WHAT IS NEEDED
Retype the whole listing verbatim and keep the pictures out of it.

╔══

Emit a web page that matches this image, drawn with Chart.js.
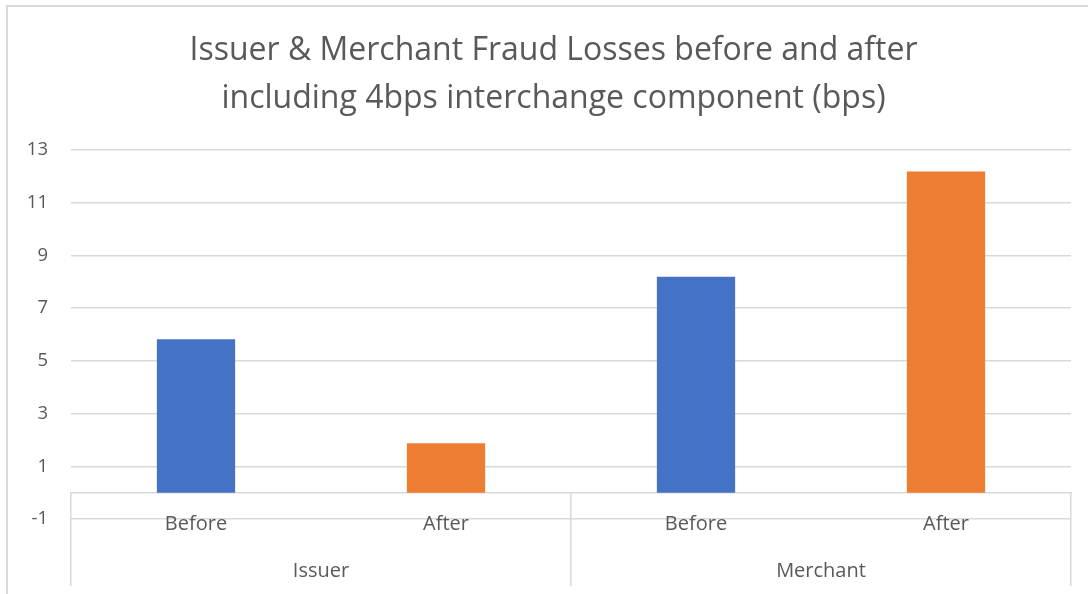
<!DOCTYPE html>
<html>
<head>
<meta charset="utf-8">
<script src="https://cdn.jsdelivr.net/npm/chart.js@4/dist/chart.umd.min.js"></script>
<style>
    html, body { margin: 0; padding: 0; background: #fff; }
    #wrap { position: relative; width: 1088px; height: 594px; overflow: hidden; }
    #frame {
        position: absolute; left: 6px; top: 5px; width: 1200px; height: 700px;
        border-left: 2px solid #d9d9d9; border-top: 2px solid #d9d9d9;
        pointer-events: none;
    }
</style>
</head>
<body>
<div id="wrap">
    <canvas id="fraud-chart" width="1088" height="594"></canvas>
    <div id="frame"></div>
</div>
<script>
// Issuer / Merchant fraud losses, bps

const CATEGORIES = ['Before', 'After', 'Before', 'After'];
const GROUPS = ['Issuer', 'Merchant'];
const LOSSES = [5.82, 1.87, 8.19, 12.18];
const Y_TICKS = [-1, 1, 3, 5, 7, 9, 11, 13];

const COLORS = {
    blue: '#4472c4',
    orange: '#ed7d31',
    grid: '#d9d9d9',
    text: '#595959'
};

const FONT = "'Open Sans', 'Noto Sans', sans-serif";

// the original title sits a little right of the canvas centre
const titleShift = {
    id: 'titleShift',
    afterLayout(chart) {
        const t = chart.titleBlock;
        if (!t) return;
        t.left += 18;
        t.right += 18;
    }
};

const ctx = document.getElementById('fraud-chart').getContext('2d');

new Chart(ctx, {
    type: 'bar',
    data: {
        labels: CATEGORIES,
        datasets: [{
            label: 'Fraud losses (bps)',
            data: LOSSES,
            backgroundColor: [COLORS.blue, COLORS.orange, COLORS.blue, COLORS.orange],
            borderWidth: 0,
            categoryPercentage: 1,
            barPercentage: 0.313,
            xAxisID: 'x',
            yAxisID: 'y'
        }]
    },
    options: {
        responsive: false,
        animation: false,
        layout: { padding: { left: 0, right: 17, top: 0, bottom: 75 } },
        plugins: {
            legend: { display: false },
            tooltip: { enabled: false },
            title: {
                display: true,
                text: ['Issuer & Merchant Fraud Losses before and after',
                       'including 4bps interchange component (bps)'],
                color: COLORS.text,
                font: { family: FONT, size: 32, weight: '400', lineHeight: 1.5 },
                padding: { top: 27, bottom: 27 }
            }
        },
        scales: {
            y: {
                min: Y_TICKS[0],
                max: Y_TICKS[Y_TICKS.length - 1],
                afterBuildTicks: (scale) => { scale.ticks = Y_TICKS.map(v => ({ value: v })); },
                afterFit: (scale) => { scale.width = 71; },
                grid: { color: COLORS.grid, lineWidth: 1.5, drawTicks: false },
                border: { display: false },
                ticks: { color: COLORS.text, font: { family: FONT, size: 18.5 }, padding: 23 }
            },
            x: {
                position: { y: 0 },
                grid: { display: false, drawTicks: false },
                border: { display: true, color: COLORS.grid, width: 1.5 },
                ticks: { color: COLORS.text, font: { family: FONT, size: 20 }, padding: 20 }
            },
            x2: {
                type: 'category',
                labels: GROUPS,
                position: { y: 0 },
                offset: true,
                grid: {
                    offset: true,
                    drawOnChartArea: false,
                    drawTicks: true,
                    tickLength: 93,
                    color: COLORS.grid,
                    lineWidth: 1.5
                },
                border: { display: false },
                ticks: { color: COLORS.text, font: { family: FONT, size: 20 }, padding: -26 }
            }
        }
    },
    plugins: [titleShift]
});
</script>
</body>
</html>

╚══

RESULT BELOW
Emit a web page that matches this image, drawn with Chart.js.
<!DOCTYPE html>
<html>
<head>
<meta charset="utf-8">
<script src="https://cdn.jsdelivr.net/npm/chart.js@4/dist/chart.umd.min.js"></script>
<style>
    html, body { margin: 0; padding: 0; background: #fff; }
    #wrap { position: relative; width: 1088px; height: 594px; overflow: hidden; }
    #frame {
        position: absolute; left: 6px; top: 5px; width: 1200px; height: 700px;
        border-left: 2px solid #d9d9d9; border-top: 2px solid #d9d9d9;
        pointer-events: none;
    }
</style>
</head>
<body>
<div id="wrap">
    <canvas id="fraud-chart" width="1088" height="594"></canvas>
    <div id="frame"></div>
</div>
<script>
// Issuer / Merchant fraud losses, bps

const CATEGORIES = ['Before', 'After', 'Before', 'After'];
const GROUPS = ['Issuer', 'Merchant'];
const LOSSES = [5.82, 1.87, 8.19, 12.18];
const Y_TICKS = [-1, 1, 3, 5, 7, 9, 11, 13];

const COLORS = {
    blue: '#4472c4',
    orange: '#ed7d31',
    grid: '#d9d9d9',
    text: '#595959'
};

const FONT = "'Open Sans', 'Noto Sans', sans-serif";

// the original title sits a little right of the canvas centre
const titleShift = {
    id: 'titleShift',
    afterLayout(chart) {
        const t = chart.titleBlock;
        if (!t) return;
        t.left += 18;
        t.right += 18;
    }
};

const ctx = document.getElementById('fraud-chart').getContext('2d');

new Chart(ctx, {
    type: 'bar',
    data: {
        labels: CATEGORIES,
        datasets: [{
            label: 'Fraud losses (bps)',
            data: LOSSES,
            backgroundColor: [COLORS.blue, COLORS.orange, COLORS.blue, COLORS.orange],
            borderWidth: 0,
            categoryPercentage: 1,
            barPercentage: 0.313,
            xAxisID: 'x',
            yAxisID: 'y'
        }]
    },
    options: {
        responsive: false,
        animation: false,
        layout: { padding: { left: 0, right: 17, top: 0, bottom: 75 } },
        plugins: {
            legend: { display: false },
            tooltip: { enabled: false },
            title: {
                display: true,
                text: ['Issuer & Merchant Fraud Losses before and after',
                       'including 4bps interchange component (bps)'],
                color: COLORS.text,
                font: { family: FONT, size: 32, weight: '400', lineHeight: 1.5 },
                padding: { top: 27, bottom: 27 }
            }
        },
        scales: {
            y: {
                min: Y_TICKS[0],
                max: Y_TICKS[Y_TICKS.length - 1],
                afterBuildTicks: (scale) => { scale.ticks = Y_TICKS.map(v => ({ value: v })); },
                afterFit: (scale) => { scale.width = 71; },
                grid: { color: COLORS.grid, lineWidth: 1.5, drawTicks: false },
                border: { display: false },
                ticks: { color: COLORS.text, font: { family: FONT, size: 18.5 }, padding: 23 }
            },
            x: {
                position: { y: 0 },
                grid: { display: false, drawTicks: false },
                border: { display: true, color: COLORS.grid, width: 1.5 },
                ticks: { color: COLORS.text, font: { family: FONT, size: 20 }, padding: 20 }
            },
            x2: {
                type: 'category',
                labels: GROUPS,
                position: { y: 0 },
                offset: true,
                grid: {
                    offset: true,
                    drawOnChartArea: false,
                    drawTicks: true,
                    tickLength: 93,
                    color: COLORS.grid,
                    lineWidth: 1.5
                },
                border: { display: false },
                ticks: { color: COLORS.text, font: { family: FONT, size: 20 }, padding: -26 }
            }
        }
    },
    plugins: [titleShift]
});
</script>
</body>
</html>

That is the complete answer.